Carillonneur Elizabeth Graves-Vitu ’80 launched the summer concert series at the Stanton Memorial Carillon at Iowa State University in May (Ames247.com, 5/29/12). Graves-Vitu, who majored in music with a carillon option designed just for her, is the carillonneur at the Cathedral Saint-Jean-Baptist in Perpignan, France. She has played concerts in Europe and the United States.

 


 

Mary Page Evans

Mary Page Evans, "Amherst Spring," 1997-98 (detail). Oil on linen. Courtesy of the Eleanor D. Wilson Museum at Hollins University. Gift of the artist.

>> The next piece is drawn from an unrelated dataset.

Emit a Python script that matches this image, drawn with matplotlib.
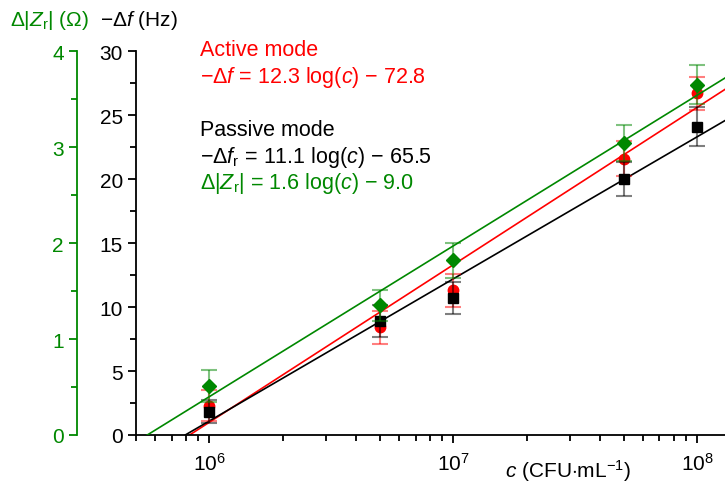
import numpy as np
import matplotlib
matplotlib.use("Agg")
import matplotlib.pyplot as plt
from matplotlib.ticker import MultipleLocator, LogLocator, NullFormatter

plt.rcParams['font.family'] = ['Liberation Sans', 'DejaVu Sans']
plt.rcParams['mathtext.fontset'] = 'custom'
plt.rcParams['mathtext.rm'] = 'Liberation Sans'
plt.rcParams['mathtext.it'] = 'Liberation Sans:italic'
plt.rcParams['mathtext.bf'] = 'Liberation Sans:bold'

# ---- data ----
conc = [1e6, 5e6, 1e7, 5e7, 1e8]
active = [2.3, 8.4, 11.3, 21.6, 26.7]
active_err = [1.2, 1.3, 1.3, 1.35, 1.3]
passive = [1.8, 8.9, 10.7, 20.0, 24.1]
passive_err = [0.9, 1.27, 1.27, 1.35, 1.55]
dz = [0.51, 1.35, 1.82, 3.04, 3.65]
dz_err = [0.17, 0.16, 0.18, 0.19, 0.20]

fit_active = [12.3, -72.8]
fit_passive = [11.1, -65.5]
fit_dz = [1.57, -9.02]

GREEN = '#008800'
RED = '#ff0000'
FS = 15
FS_ANN = 15.5

fig = plt.figure(figsize=(7.25, 4.89), dpi=100)
L, R, B, T = 136, 725, 436, 52
W, H = 725, 489
ax = fig.add_axes([L / W, (H - B) / H, (R - L) / W, (B - T) / H])
ax2 = ax.twinx()

xlim = (5e5, 1.3e8)
xs = np.logspace(np.log10(xlim[0]), np.log10(xlim[1]), 200)

ax.plot(xs, fit_active[0] * np.log10(xs) + fit_active[1], color=RED, lw=1.2, zorder=2)
ax.plot(xs, fit_passive[0] * np.log10(xs) + fit_passive[1], color='black', lw=1.2, zorder=2)
ax2.plot(xs, fit_dz[0] * np.log10(xs) + fit_dz[1], color=GREEN, lw=1.2, zorder=2)

ax.errorbar(conc, active, yerr=active_err, fmt='o', color=RED, ms=7.5,
            ecolor=(1, 0, 0, 0.5), elinewidth=1.5, capsize=6, capthick=1.5, zorder=3)
ax.errorbar(conc, passive, yerr=passive_err, fmt='s', color='black', ms=7,
            ecolor=(0, 0, 0, 0.5), elinewidth=1.5, capsize=6, capthick=1.5, zorder=4)
ax2.errorbar(conc, dz, yerr=dz_err, fmt='D', color=GREEN, ms=7.5,
             ecolor=(0, 0.53, 0, 0.5), elinewidth=1.5, capsize=6, capthick=1.5, zorder=5)

ax.set_xscale('log')
ax.set_xlim(*xlim)
ax.set_ylim(0, 30)
ax2.set_ylim(0, 4)

for s in ['top', 'right']:
    ax.spines[s].set_visible(False)
    ax2.spines[s].set_visible(False)
ax2.spines['bottom'].set_visible(False)
ax2.spines['left'].set_visible(True)
ax2.spines['left'].set_position(('outward', 59 * 72 / 100))
ax2.spines['left'].set_color(GREEN)
ax2.spines['left'].set_linewidth(1.3)
ax2.yaxis.set_ticks_position('left')
ax2.yaxis.set_label_position('left')
ax.spines['left'].set_linewidth(1.3)
ax.spines['bottom'].set_linewidth(1.3)

ax.yaxis.set_major_locator(MultipleLocator(5))
ax.yaxis.set_minor_locator(MultipleLocator(2.5))
ax2.yaxis.set_major_locator(MultipleLocator(1))
ax2.yaxis.set_minor_locator(MultipleLocator(0.5))
ax.xaxis.set_major_locator(LogLocator(base=10, numticks=10))
ax.xaxis.set_minor_locator(LogLocator(base=10, subs=np.arange(2, 10), numticks=20))
ax.xaxis.set_minor_formatter(NullFormatter())

ax.tick_params(axis='both', which='major', length=6, width=1.3, labelsize=FS, direction='out')
ax.tick_params(axis='both', which='minor', length=4, width=1.3, direction='out')
ax.tick_params(axis='x', which='major', pad=6)
ax2.tick_params(axis='y', which='major', length=6, width=1.3, labelsize=FS,
                colors=GREEN, direction='out')
ax2.tick_params(axis='y', which='minor', length=4, width=1.3, colors=GREEN, direction='out')

ax.set_xlabel(r'$c$ (CFU$\cdot$mL$^{-1}$)', fontsize=FS)
ax.xaxis.set_label_coords((568 - L) / (R - L), -0.09)
ax.xaxis.label.set_va('center')

fig.text(10 / W, 1 - 21 / H, r'$\Delta$|$Z_\mathrm{r}$| ($\Omega$)', color=GREEN,
         fontsize=FS, va='center', ha='left')
fig.text(100 / W, 1 - 21 / H, r'$-\Delta f$ (Hz)', color='black',
         fontsize=FS, va='center', ha='left')

tx = 200 / W
fig.text(tx, 1 - 51 / H, 'Active mode', color=RED, fontsize=FS_ANN, va='center')
fig.text(tx, 1 - 77 / H, r'$-\Delta f$ = 12.3 log($c$) $-$ 72.8', color=RED,
         fontsize=FS_ANN, va='center')
fig.text(tx, 1 - 131 / H, 'Passive mode', color='black', fontsize=FS_ANN, va='center')
fig.text(tx, 1 - 158 / H, r'$-\Delta f_\mathrm{r}$ = 11.1 log($c$) $-$ 65.5', color='black',
         fontsize=FS_ANN, va='center')
fig.text(tx, 1 - 184 / H, r'$\Delta$|$Z_\mathrm{r}$| = 1.6 log($c$) $-$ 9.0', color=GREEN,
         fontsize=FS_ANN, va='center')

fig.savefig('out.png', dpi=100)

“In painting, we’re dictators,” Mary Page Hilliard Evans ’59 told Delawareonline.com (3/31/12). “It’s not about compromise. It’s about truth, though.” Evans’ interview took place during a major retrospective of her work at the Delaware Art Museum (March through July 15). The paintings—of landscapes and gardens, influenced, according to the article, by French impressionists, post-impressionists, and abstract impressionists—represent the artist’s work over the past forty years, paintings that Danielle Rice, the director of the museum, called “the best that Delaware has to offer.” Alumnae from the Philadelphia/Wilmington area attended a public lecture by Evans at the museum and gathered for lunch following her remarks.

 

 


 

In February, Jane Webb Smith ’73 became the first curator at Mount Clare, an eighteenth-century mansion, now a museum, in southwest Baltimore. Built by Charles Carroll, an influential figure in Maryland history, the house is jointly managed by the Colonial Dames of America and the nearby B&O Railroad Museum. To Webb, the curatorship is a dream come true. “I have wanted to run an eighteenth-century house since I was twenty years old, and a job like this just doesn’t fall off trees,” she said in an interview with the Baltimore Sun (2/19/12). Webb has had a long career working in the field of decorative arts. She looks forward to the challenge of working at Mount Clare, which houses, according to the article, “90 percent of its original furniture, silver, paintings, dishes, glassware, and other artifacts that belonged to the Carrolls.”